Neither look particularly natural, I know, but that's partly deliberate.  The rest of the images show the experimentation and learning I'm going through.  Hopefully the results are improving slightly, but I'm yet to be totally convinced.

These images were all produced using Nik HDR Efex Pro, and then modified slightly in Lightroom for straightening and/or cropping.  Not too bad, but still more experimentation is necessary, methinks...

Tuesday, 7 June 2011

Canterbury Cathedral

I spent the last three days in Kent with a group of people from Cambridge Camera Club, and part of that trip was a tour around Canterbury Cathedral on Saturday.  I have barely started processing the images I took, but here are a few to be going on with.  I decided that the location was an ideal place to learn about HDR (High Dynamic Range) photography, but these are very early days yet.  As you can see below, some of the results are less than successful!  I'm currently evaluating a couple of pieces of software for performing the HDR conversion and tone mapping, which explains the textual "watermark" in some of the pictures.

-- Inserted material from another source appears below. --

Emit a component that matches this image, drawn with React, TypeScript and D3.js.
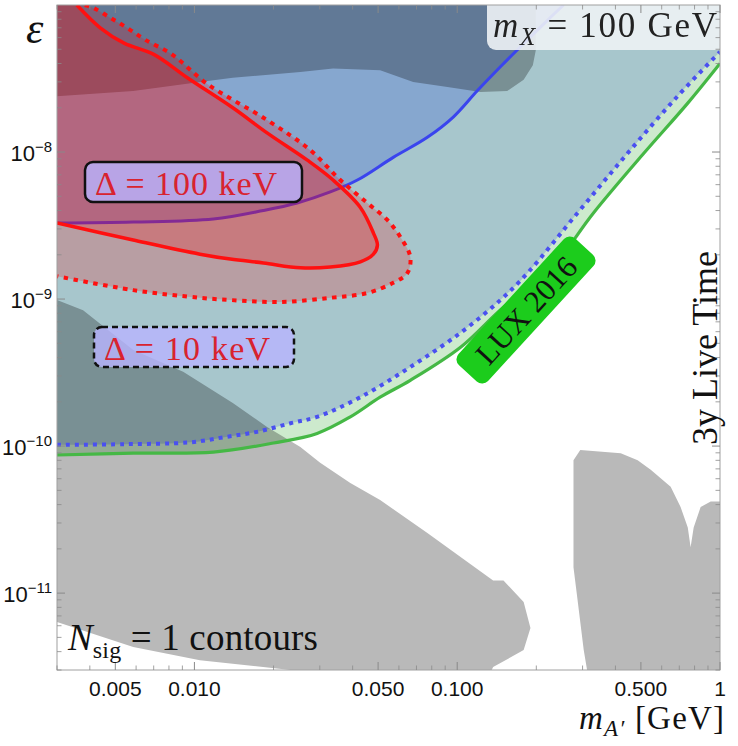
import * as d3 from "d3";

type Pt = [number, number];

// Boundaries in the (m_A' [GeV], epsilon) plane
const redSolid: Pt[] = [
  [0.00357, 1.0e-7], [0.00438, 7.0e-8], [0.0054, 5.5e-8], [0.00703, 4.6e-8],
  [0.0094, 3.2e-8], [0.014, 2.0e-8], [0.0189, 1.35e-8], [0.0269, 8.8e-9],
  [0.0337, 6.45e-9], [0.0428, 4.2e-9], [0.048, 2.81e-9], [0.0497, 2.33e-9],
  [0.048, 2.02e-9], [0.0428, 1.79e-9], [0.0329, 1.65e-9], [0.0253, 1.63e-9],
  [0.0183, 1.76e-9], [0.0137, 1.87e-9], [0.0105, 2.02e-9], [0.00585, 2.52e-9],
  [0.003, 3.29e-9],
];

const redDotted: Pt[] = [
  [0.00383, 1.0e-7], [0.00415, 9.5e-8], [0.00478, 8.2e-8], [0.00554, 7.0e-8],
  [0.0065, 5.8e-8], [0.00823, 4.6e-8], [0.0112, 2.9e-8], [0.0189, 1.65e-8],
  [0.0276, 1.03e-8], [0.0359, 6.45e-9], [0.0455, 4.5e-9], [0.0542, 3.45e-9],
  [0.0608, 2.64e-9], [0.0663, 1.93e-9], [0.0646, 1.5e-9], [0.0571, 1.29e-9],
  [0.0455, 1.1e-9], [0.0329, 1.02e-9], [0.0212, 9.55e-10], [0.0137, 9.85e-10],
  [0.0105, 1.02e-9], [0.00585, 1.15e-9], [0.003, 1.43e-9],
];

const blueSolid: Pt[] = [
  [0.003, 3.29e-9], [0.00585, 3.34e-9], [0.0118, 3.5e-9], [0.0183, 4.0e-9],
  [0.0246, 4.5e-9], [0.0329, 5.35e-9], [0.0417, 6.45e-9], [0.0571, 9.2e-9],
  [0.077, 1.26e-8], [0.0966, 1.73e-8], [0.119, 2.6e-8], [0.146, 3.8e-8],
  [0.174, 5.2e-8], [0.221, 7.9e-8], [0.254, 1.0e-7],
];

const blueDotted: Pt[] = [
  [0.003, 1.02e-10], [0.0054, 1.03e-10], [0.0096, 1.06e-10], [0.013, 1.15e-10],
  [0.0173, 1.25e-10], [0.0232, 1.43e-10], [0.0293, 1.58e-10], [0.0428, 2.15e-10],
  [0.0663, 3.45e-10], [0.103, 5.9e-10], [0.146, 9.85e-10], [0.185, 1.5e-9],
  [0.287, 3.85e-9], [0.445, 9.8e-9], [0.69, 2.4e-8], [1.0, 4.8e-8],
];

const luxGreen: Pt[] = [
  [0.003, 8.7e-11], [0.00585, 8.95e-11], [0.0118, 9.1e-11], [0.02, 1.05e-10],
  [0.0293, 1.22e-10], [0.0392, 1.58e-10], [0.0509, 2.15e-10], [0.0663, 2.8e-10],
  [0.103, 4.7e-10], [0.15, 8.8e-10], [0.221, 1.5e-9], [0.33, 3.85e-9],
  [0.513, 9.8e-9], [0.754, 2.15e-8], [1.0, 4.0e-8],
];

const grayTop: Pt[] = [
  [0.003, 1.0e-7], [0.003, 2.4e-8], [0.00585, 2.6e-8], [0.0105, 3.0e-8],
  [0.014, 3.2e-8], [0.0253, 3.5e-8], [0.0337, 3.7e-8], [0.0509, 3.6e-8],
  [0.068, 3.0e-8], [0.0918, 2.77e-8], [0.1226, 2.56e-8], [0.155, 2.6e-8],
  [0.179, 3.1e-8], [0.194, 3.9e-8], [0.199, 4.9e-8], [0.199, 1.0e-7],
];

const grayLowLeft: Pt[] = [
  [0.003, 9.85e-10], [0.00377, 8.4e-10], [0.00585, 4.5e-10], [0.00906, 3.2e-10],
  [0.014, 1.96e-10], [0.0189, 1.35e-10], [0.0253, 9.85e-11], [0.0301, 7.7e-11],
  [0.0392, 5.6e-11], [0.0509, 4.3e-11], [0.077, 2.56e-11], [0.103, 1.76e-11],
  [0.137, 1.22e-11], [0.15, 1.22e-11], [0.179, 8.7e-12], [0.19, 5.8e-12],
  [0.179, 4.1e-12], [0.137, 3.14e-12], [0.134, 2.9e-12], [0.0232, 2.9e-12],
  [0.0232, 3.0e-12], [0.0105, 3.5e-12], [0.00585, 4.3e-12], [0.003, 6.35e-12],
];

const grayLowRight: Pt[] = [
  [0.277, 8.0e-11], [0.294, 9.4e-11], [0.419, 8.95e-11], [0.486, 8.0e-11],
  [0.545, 6.9e-11], [0.649, 5.3e-11], [0.708, 3.85e-11], [0.754, 2.8e-11],
  [0.773, 2.05e-11], [0.794, 2.8e-11], [0.844, 3.85e-11], [0.922, 4.2e-11],
  [1.0, 4.2e-11], [1.0, 2.9e-12], [0.313, 2.9e-12], [0.303, 4.1e-12],
  [0.287, 9.0e-12], [0.277, 1.5e-11],
];

const xTickValues = [0.005, 0.01, 0.05, 0.1, 0.5, 1];
const xTickText = ["0.005", "0.010", "0.050", "0.100", "0.500", "1"];
const yTickExponents = [-8, -9, -10, -11];

const W = 738;
const H = 746;
const L = 57, R = 720, T = 5, B = 670;

const serif = "'Liberation Serif', 'DejaVu Serif', serif";
const sans = "'Liberation Sans', Arial, sans-serif";

export default function App() {
  const x = d3.scaleLog().domain([0.003, 1]).range([L, R]);
  const y = d3.scaleLog().domain([1e-7, 3e-12]).range([T, B]);

  const curve = d3
    .line<Pt>()
    .x((d) => x(d[0]))
    .y((d) => y(d[1]))
    .curve(d3.curveCatmullRom.alpha(0.5));
  const poly = d3
    .line<Pt>()
    .x((d) => x(d[0]))
    .y((d) => y(d[1]));

  const corner = (m: number, e: number) => `L${x(m)},${y(e)}`;
  const topLeft = corner(0.003, 1e-7);
  const topRight = corner(1, 1e-7);

  const greenArea = `${curve(luxGreen)}${topRight}${topLeft}Z`;
  const tealArea = `${curve(blueDotted)}${topRight}${topLeft}Z`;
  const blueArea = `${curve(blueSolid)}${topLeft}Z`;
  const redDotArea = `${curve(redDotted)}${topLeft}Z`;
  const redSolidArea = `${curve(redSolid)}${topLeft}Z`;

  // log ticks: 1..9 per decade, majors at 1 and 5 on x, 1 on y
  const xTicks: { v: number; major: boolean }[] = [];
  for (let p = -3; p <= 0; p++) {
    for (let k = 1; k <= 9; k++) {
      const v = k * Math.pow(10, p);
      if (v >= 0.003 - 1e-9 && v <= 1 + 1e-9) xTicks.push({ v, major: k === 1 || k === 5 });
    }
  }
  const yTicks: { v: number; major: boolean }[] = [];
  for (let p = -12; p <= -8; p++) {
    for (let k = 1; k <= 9; k++) {
      const v = k * Math.pow(10, p);
      if (v >= 3e-12 * 0.999 && v <= 1e-7 * 1.001) yTicks.push({ v, major: k === 1 });
    }
  }

  const tickColor = "#8a8a8a";

  return (
    <div style={{ position: "fixed", left: 0, top: 0 }}>
      <svg width={W} height={H} style={{ display: "block", background: "#fff" }}>
        <defs>
          <clipPath id="plot-clip">
            <rect x={L} y={T} width={R - L} height={B - T} />
          </clipPath>
        </defs>

        <g clipPath="url(#plot-clip)">
          {/* excluded regions */}
          <path d={greenArea} fill="#cdeacd" />
          <path d={tealArea} fill="#a7c6cc" />
          <path d={blueArea} fill="#86a7cf" />

          {/* existing constraints */}
          <g style={{ mixBlendMode: "multiply" }}>
            <path d={poly(grayTop) + "Z"} fill="#b9b9b9" />
            <path d={poly(grayLowLeft) + "Z"} fill="#b9b9b9" />
            <path d={poly(grayLowRight) + "Z"} fill="#b9b9b9" />
          </g>

          <path d={curve(blueSolid) ?? ""} fill="none" stroke="#3a44ee" strokeWidth={3} />

          <path d={redDotArea} fill="#ff0000" fillOpacity={0.2} />
          <path d={redSolidArea} fill="#ff0000" fillOpacity={0.22} />

          <path d={curve(redSolid) ?? ""} fill="none" stroke="#ff1010" strokeWidth={3.5} />
          <path
            d={curve(redDotted) ?? ""}
            fill="none"
            stroke="#ff1010"
            strokeWidth={4}
            strokeDasharray="4.5,5.5"
          />

          <path d={curve(luxGreen) ?? ""} fill="none" stroke="#45b845" strokeWidth={3.2} />
          <path
            d={curve(blueDotted) ?? ""}
            fill="none"
            stroke="#4a50f0"
            strokeWidth={4}
            strokeDasharray="4,5"
          />

          {/* m_X label */}
          <rect x={487} y={-10} width={260} height={60} rx={9} fill="#eef2f5" fillOpacity={0.9} />
          <text
            x={493}
            y={37}
            fontFamily={serif}
            fontSize={35}
            fill="#222"
            textLength={224}
            lengthAdjust="spacing"
          >
            <tspan fontStyle="italic">m</tspan>
            <tspan fontStyle="italic" fontSize={25} dy={8}>X</tspan>
            <tspan dy={-8}> = 100 GeV</tspan>
          </text>
        </g>

        {/* frame */}
        <rect x={L} y={T} width={R - L} height={B - T} fill="none" stroke="#a0a0a0" strokeWidth={1} />
        {xTicks.map((t, i) => {
          const len = t.major ? 8 : 4.5;
          const px = x(t.v);
          return (
            <g key={"xt" + i} stroke={tickColor} strokeWidth={t.major ? 1 : 0.8}>
              <line x1={px} x2={px} y1={B} y2={B - len} />
              <line x1={px} x2={px} y1={T} y2={T + len} />
            </g>
          );
        })}
        {yTicks.map((t, i) => {
          const len = t.major ? 8 : 4.5;
          const py = y(t.v);
          return (
            <g key={"yt" + i} stroke={tickColor} strokeWidth={t.major ? 1 : 0.8}>
              <line x1={L} x2={L + len} y1={py} y2={py} />
              <line x1={R} x2={R - len} y1={py} y2={py} />
            </g>
          );
        })}

        {/* tick labels */}
        {xTickValues.map((v, i) => (
          <text
            key={"xl" + i}
            x={x(v)}
            y={696}
            textAnchor="middle"
            fontFamily={sans}
            fontSize={21}
            fill="#111"
          >
            {xTickText[i]}
          </text>
        ))}
        {yTickExponents.map((p) => (
          <text
            key={"yl" + p}
            x={52}
            y={y(Math.pow(10, p)) + 9}
            textAnchor="end"
            fontFamily={sans}
            fontSize={22}
            fill="#111"
          >
            10
            <tspan fontSize={15} dy={-9}>
              {"\u2212" + Math.abs(p)}
            </tspan>
          </text>
        ))}

        {/* axis labels */}
        <text x={26} y={43} fontFamily={serif} fontStyle="italic" fontSize={44} fill="#111">
          ε
        </text>
        <text
          x={579}
          y={729}
          fontFamily={serif}
          fontSize={33}
          fill="#111"
          textLength={145}
          lengthAdjust="spacing"
        >
          <tspan fontStyle="italic">m</tspan>
          <tspan fontStyle="italic" fontSize={23} dy={7}>A′</tspan>
          <tspan dy={-7}> [GeV]</tspan>
        </text>

        {/* contour labels */}
        <rect x={85} y={162} width={217} height={40} rx={8} fill="#b9b4ff" fillOpacity={0.8} stroke="#111" strokeWidth={2.5} />
        <text
          x={95}
          y={195}
          fontFamily={serif}
          fontSize={34}
          fill="#d8232f"
          textLength={182}
          lengthAdjust="spacing"
        >
          Δ = 100 keV
        </text>

        <rect
          x={94}
          y={327}
          width={200}
          height={40}
          rx={8}
          fill="#b9b4ff"
          fillOpacity={0.8}
          stroke="#111"
          strokeWidth={2.5}
          strokeDasharray="6,4"
        />
        <text
          x={104}
          y={360}
          fontFamily={serif}
          fontSize={34}
          fill="#d8232f"
          textLength={166}
          lengthAdjust="spacing"
        >
          Δ = 10 keV
        </text>

        <g transform="translate(526,310) rotate(-47.5)">
          <rect x={-86} y={-20} width={172} height={40} rx={8} fill="#1ccc1c" />
          <text x={0} y={11} textAnchor="middle" fontFamily={serif} fontSize={31} fill="#111">
            LUX 2016
          </text>
        </g>

        <text
          transform="translate(717,348) rotate(-90)"
          textAnchor="middle"
          fontFamily={serif}
          fontSize={36}
          fill="#111"
        >
          3y Live Time
        </text>

        <text
          x={68}
          y={650}
          fontFamily={serif}
          fontSize={37}
          fill="#111"
          textLength={250}
          lengthAdjust="spacing"
        >
          <tspan fontStyle="italic">N</tspan>
          <tspan fontSize={24} dy={8}>sig</tspan>
          <tspan dy={-8}> = 1 contours</tspan>
        </text>
      </svg>
    </div>
  );
}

On the left is the "Exposure Fusion" version, which is much more natural but has failed to preserve details in the brightly lit wall.  On the right is the overcooked version using classic HDR processing and tone mapping.  Not sure the grungy look suits this particular image.

Another comparison with "natural" versus "OTT" processing.  It's pictures on the right which get HDR a bad name, and it's not difficult to see why...

The picture of the pulpit works reasonably well in HDR, as it seems to fit with the vertical distortions caused by the 15mm fisheye lens.  The treadmill is actually high up in the roof space of one of the Cathedral transepts, and was in almost complete darkness.  Not sure I like the way I've processed it, so I'm sure I'll be coming back to this particular picture.  An truly astonishing monument within a monument.

Here the overcooked look actually seems to suit the image rather well.  Maybe it's the curved verticals which help to make the surreal processing more acceptable?  This is probably my favourite HDR conversion to date, but it's clear I've got a long way to go yet.  A book is on order from Amazon!

The last two images from this this first set are straight shots.  On the left is a rather magnificent brass lectern.  On the right is a the amazing ceiling of the tower, which had to be photographed from the middle of a treacherous flight of stairs.  The shield in the middle is, apparently a trap-door.